During the time that I worked with the Forestry Department, I collaborated extensively with Des Mahoney and Karen Edwards, LTS staff members at the time who were working on a project on social forestry with the Department of Forestry.  This was the beginning of a fruitful and long term relationship with LTS. After I left the Department of Forestry, I was then contracted by LTS in 2002 to implement a community consultation and capacity building process under the Social Forestry Project. Since then, CDM has worked in partnership with LTS on various projects and has teamed up with different experts.

What is it about partnering with LTS that you like?

I like partnering with LTS for three reasons.

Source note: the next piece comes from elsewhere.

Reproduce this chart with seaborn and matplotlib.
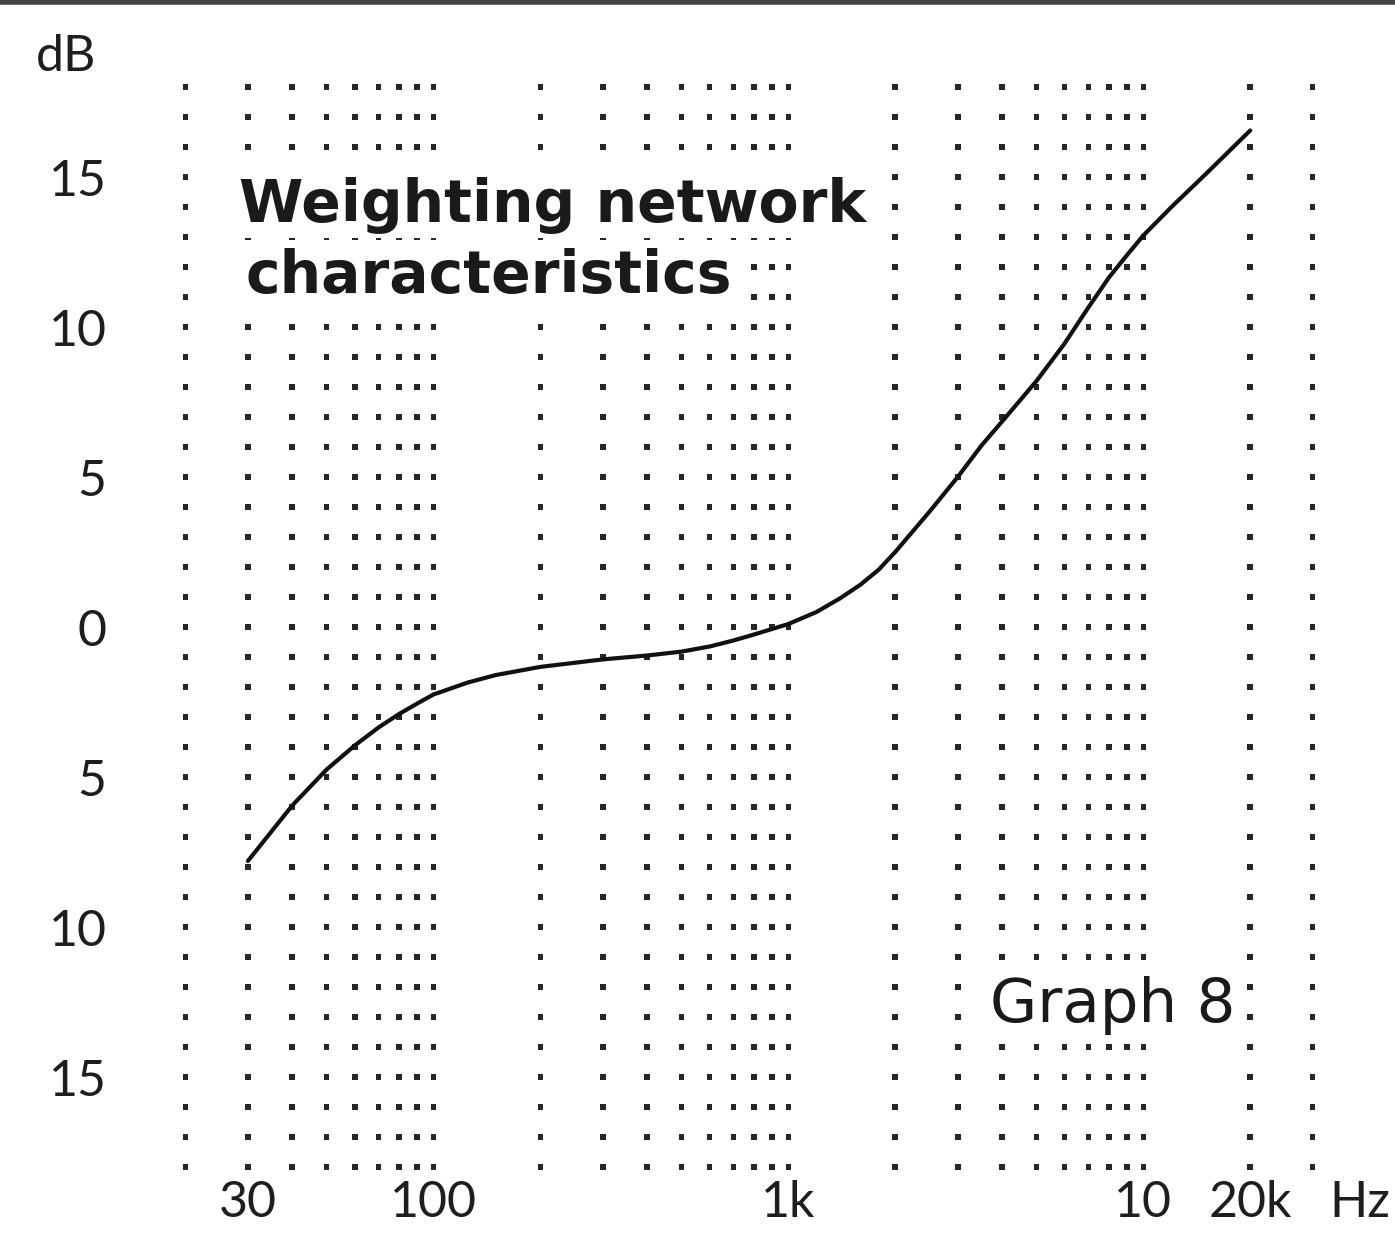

First CDM’s partnership with LTS has built the capacity of CDM. Through partnerships with various experts on different assignments, CDM has learned a lot and has become highly competitive within Malawi.  Second, I like partnering with LTS because during the CDMs infancy – and therefore facing various teething problems – LTS remained flexible and worked with CDM to deliver high quality outputs on assignments., which also helped us developed systems for CDM.  Third, LTS has contracted CDM on many assignments and has been a very stable and reliable partner who always have work on the horizon.  In fact, nearly 70% of the growth of CDM that has taken place since 2011 is directly attributed to our partnership with LTS. 

Where do you see this partnership going in the future?

Going forward I would like to see the relationship between LTS and CDM strengthened so that CDM partners not only with LTSM but also LTSA and LTSI on regional and international opportunities that are longer term in nature and which will bring about lasting social and economic development for more of the poorest people of the world.